Грин обошел подмостки стороной — от подобного варварства ему становилось дурно. Он поискал взглядом Мирана и в конце концов обнаружил его играющим в кости с еще одним капитаном. На товарище Мирана был красный тюрбан и черная одежда, указывающая на его принадлежность к клану Аксукан. Он проиграл, и теперь передавал Мирану шесть иквогров — немалая сумма даже для преуспевающего торговца.
Миран взял Грина за руку, чего он никогда не сделал бы за пределами Дома, и повел его в занавешенную кабинку, где они могли доверительно побеседовать. Они посостязались с Грином в выпивке, Грин проиграл, и Миран приказал принести большой кувшин чалоузмского вина.
— Надо брать все самое лучшее, если за тебя платит кто-то другой, — весело сказал Миран. — Ну ладно, развлечения — это замечательно, но я здесь по делу. Итак, изложи, наконец, свое предложение.
— Сперва я хочу, чтобы ты торжественно поклялся никому не рассказывать того, что услышишь в этой кабинке. Во-вторых, поклянись, что если ты отвергнешь мою идею, то не возьмешься потом за нее сам, без меня. И, в-третьих, если ты примешь это предложение, то не будешь потом пытаться убить меня или избавиться от меня и прикарманить прибыль.
Миран явно озадачился, но при слове "прибыль" складки на лице разгладились, сменившись радостным выражением.
Купец потянулся за огромным кошельком, который он носил, перебросив через плечо, и извлек из него небольшую золотую статуэтку божка — покровителя клана Эффеникан.
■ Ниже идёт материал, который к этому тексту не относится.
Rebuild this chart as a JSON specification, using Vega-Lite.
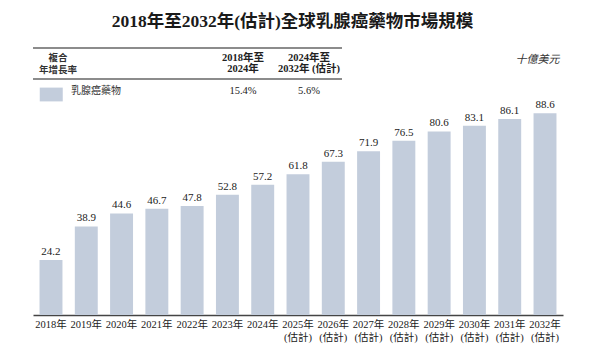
{
  "$schema": "https://vega.github.io/schema/vega-lite/v6.json",
  "background": "white",
  "padding": {"left": 32, "top": 12, "right": 10, "bottom": 5},
  "bounds": "flush",
  "spacing": 0,
  "title": {
    "text": "2018年至2032年(估計)全球乳腺癌藥物市場規模",
    "font": "Liberation Serif, Noto Sans CJK TC",
    "fontSize": 17.5,
    "fontWeight": "bold",
    "color": "#1a1a1a",
    "anchor": "middle",
    "offset": 15,
    "dx": -5,
    "dy": -2
  },
  "config": {
    "view": {"stroke": null},
    "font": "Liberation Serif, Noto Sans CJK TC"
  },
  "datasets": {
    "rows": [{"row": "head"}, {"row": "data"}],
    "header": [
      {"row": "head", "col": "hdr", "text": "複合\n年增長率"}
    ],
    "legend": [
      {"row": "data", "sw": "swatch", "nm": "name", "text": "乳腺癌藥物"}
    ],
    "valuecols": [
      {"row": "head", "col": "c1", "text": "2018年至\n2024年"},
      {"row": "head", "col": "c2", "text": "2024年至\n2032年 (估計)"},
      {"row": "data", "col": "c1", "text": "15.4%"},
      {"row": "data", "col": "c2", "text": "5.6%"}
    ],
    "market": [
      {"year": "2018年", "value": 24.2},
      {"year": "2019年", "value": 38.9},
      {"year": "2020年", "value": 44.6},
      {"year": "2021年", "value": 46.7},
      {"year": "2022年", "value": 47.8},
      {"year": "2023年", "value": 52.8},
      {"year": "2024年", "value": 57.2},
      {"year": "2025年(估計)", "value": 61.8},
      {"year": "2026年(估計)", "value": 67.3},
      {"year": "2027年(估計)", "value": 71.9},
      {"year": "2028年(估計)", "value": 76.5},
      {"year": "2029年(估計)", "value": 80.6},
      {"year": "2030年(估計)", "value": 83.1},
      {"year": "2031年(估計)", "value": 86.1},
      {"year": "2032年(估計)", "value": 88.6}
    ]
  },
  "vconcat": [
    {
      "width": 309,
      "height": 62,
      "resolve": {"scale": {"x": "independent"}},
      "layer": [
        {
          "data": {"name": "rows"},
          "mark": {"type": "rule", "stroke": "#8c8c8c", "strokeWidth": 2},
          "encoding": {
            "y": {"field": "row", "type": "nominal", "bandPosition": 0,
                  "scale": {"type": "band", "domain": ["head", "data"], "paddingInner": 0, "paddingOuter": 0}, "axis": null}
          }
        },
        {
          "data": {"name": "header"},
          "mark": {"type": "text", "lineBreak": "\n", "lineHeight": 12.5, "fontSize": 9.5, "font": "Noto Sans CJK TC", "fontWeight": "bold", "color": "#333", "baseline": "middle", "dy": -6},
          "encoding": {
            "x": {"field": "col", "type": "nominal", "axis": null,
                  "scale": {"type": "band", "domain": ["hdr"], "range": [0, 50], "paddingInner": 0, "paddingOuter": 0}},
            "y": {"field": "row", "type": "nominal"},
            "text": {"field": "text"}
          }
        },
        {
          "data": {"name": "legend"},
          "mark": {"type": "point", "shape": "M-1,-0.6H1V0.6H-1Z", "size": 529, "filled": true, "fill": "#c3cddc", "strokeWidth": 0, "opacity": 1, "dx": 3, "dy": -3.5},
          "encoding": {
            "x": {"field": "sw", "type": "nominal", "axis": null,
                  "scale": {"type": "band", "domain": ["swatch", "name"], "range": [0, 73], "paddingInner": 0, "paddingOuter": 0}},
            "y": {"field": "row", "type": "nominal"}
          }
        },
        {
          "data": {"name": "legend"},
          "mark": {"type": "text", "fontSize": 10, "font": "Noto Sans CJK TC", "color": "#333", "baseline": "middle", "align": "left", "dy": -3.5, "dx": 1.5},
          "encoding": {
            "x": {"field": "nm", "type": "nominal", "axis": null, "bandPosition": 0,
                  "scale": {"type": "band", "domain": ["swatch", "name"], "range": [0, 73], "paddingInner": 0, "paddingOuter": 0}},
            "y": {"field": "row", "type": "nominal"},
            "text": {"field": "text"}
          }
        },
        {
          "data": {"name": "valuecols"},
          "transform": [{"filter": "datum.row == 'head'"}],
          "mark": {"type": "text", "lineBreak": "\n", "lineHeight": 11.5, "fontSize": 10.5, "fontWeight": "bold", "color": "#222", "baseline": "middle", "dy": -6},
          "encoding": {
            "x": {"field": "col", "type": "nominal", "axis": null,
                  "scale": {"type": "band", "domain": ["c1", "c2"], "range": [177, 309], "paddingInner": 0, "paddingOuter": 0}},
            "y": {"field": "row", "type": "nominal"},
            "text": {"field": "text"}
          }
        },
        {
          "data": {"name": "valuecols"},
          "transform": [{"filter": "datum.row == 'data'"}],
          "mark": {"type": "text", "fontSize": 10.5, "color": "#222", "baseline": "middle", "dy": -3.5},
          "encoding": {
            "x": {"field": "col", "type": "nominal", "axis": null,
                  "scale": {"type": "band", "domain": ["c1", "c2"], "range": [177, 309], "paddingInner": 0, "paddingOuter": 0}},
            "y": {"field": "row", "type": "nominal"},
            "text": {"field": "text"}
          }
        }
      ]
    },
    {
      "width": 530,
      "height": 205,
      "data": {"name": "market"},
      "encoding": {
        "x": {
          "field": "year", "type": "nominal", "sort": null,
          "scale": {"paddingInner": 0.35, "paddingOuter": 0.185},
          "axis": {
            "title": null,
            "domainColor": "#444",
            "domainWidth": 1.5,
            "ticks": false,
            "labelAngle": 0,
            "labelFont": "Liberation Serif, Noto Sans CJK TC",
            "labelFontSize": 10.5,
            "labelColor": "#222",
            "labelPadding": 4,
            "labelLineHeight": 13,
            "labelBaseline": "top",
            "labelExpr": "indexof(datum.label, '(') > 0 ? [slice(datum.label, 0, indexof(datum.label, '(')), slice(datum.label, indexof(datum.label, '('))] : datum.label"
          }
        },
        "y": {
          "field": "value", "type": "quantitative",
          "scale": {"domain": [0, 90], "nice": false},
          "axis": {
            "orient": "right",
            "title": "十億美元",
            "labels": false,
            "ticks": false,
            "domain": false,
            "grid": false,
            "titleAngle": 0,
            "titleAnchor": "end",
            "titleAlign": "right",
            "titleBaseline": "middle",
            "titleX": -4,
            "titleY": -51,
            "titleFont": "Liberation Serif, Noto Sans CJK TC",
            "titleFontStyle": "italic",
            "titleFontWeight": "normal",
            "titleFontSize": 11,
            "titleColor": "#333"
          }
        }
      },
      "layer": [
        {"mark": {"type": "bar", "color": "#c3cddc"}},
        {
          "mark": {"type": "text", "baseline": "bottom", "dy": -3, "fontSize": 11, "color": "#222", "font": "Liberation Serif"},
          "encoding": {"text": {"field": "value", "type": "quantitative", "format": ".1f"}}
        }
      ]
    }
  ]
}
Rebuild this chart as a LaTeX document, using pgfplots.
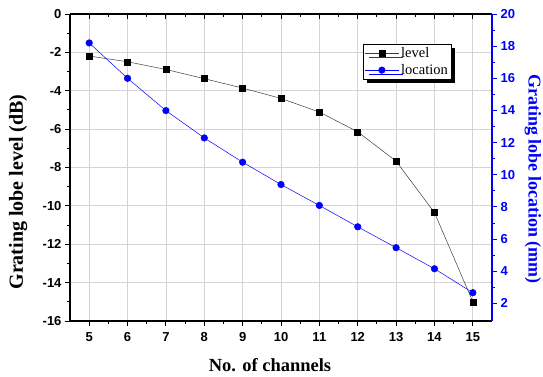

Миран возложил правую руку на уродливую голову божка, поднял левую и произнес:
— Я клянусь перед Засеффуканкварном, что я выполню все высказанные тобой сейчас пожелания. Да поразят меня вши, проказа, дурная болезнь и удар молнии, если я нарушу эту свою торжественную клятву.
Удовлетворившись этим, Грин сказал:
— Прежде всего я хочу, чтобы ты устроил так, чтобы я был на борту твоего парусника, когда ты отправишься в Эсторию.
Миран поперхнулся вином и закашлялся. Грин постучал его по спине:
— Я не прошу, чтобы ты отвез меня обратно. Моя идея состоит не в этом. Ты намеревался взять большой груз сушеной рыбы, поскольку религия эсторианцев требует, чтобы они ели эту рыбу за каждой трапезой, а во время их многочисленных праздников она вообще расходится в огромном количестве.
— Верно, верно. Знаешь, я никогда не мог понять, с чего это вдруг они поклоняются богине — рыбе. Они же живут в пяти тысячах миль от моря, и нет никаких доказательств, что хоть один из них когда-нибудь возле моря бывал. И тем не менее им обязательно требуется морская рыба — рыба из соседнего озера их не устраивает.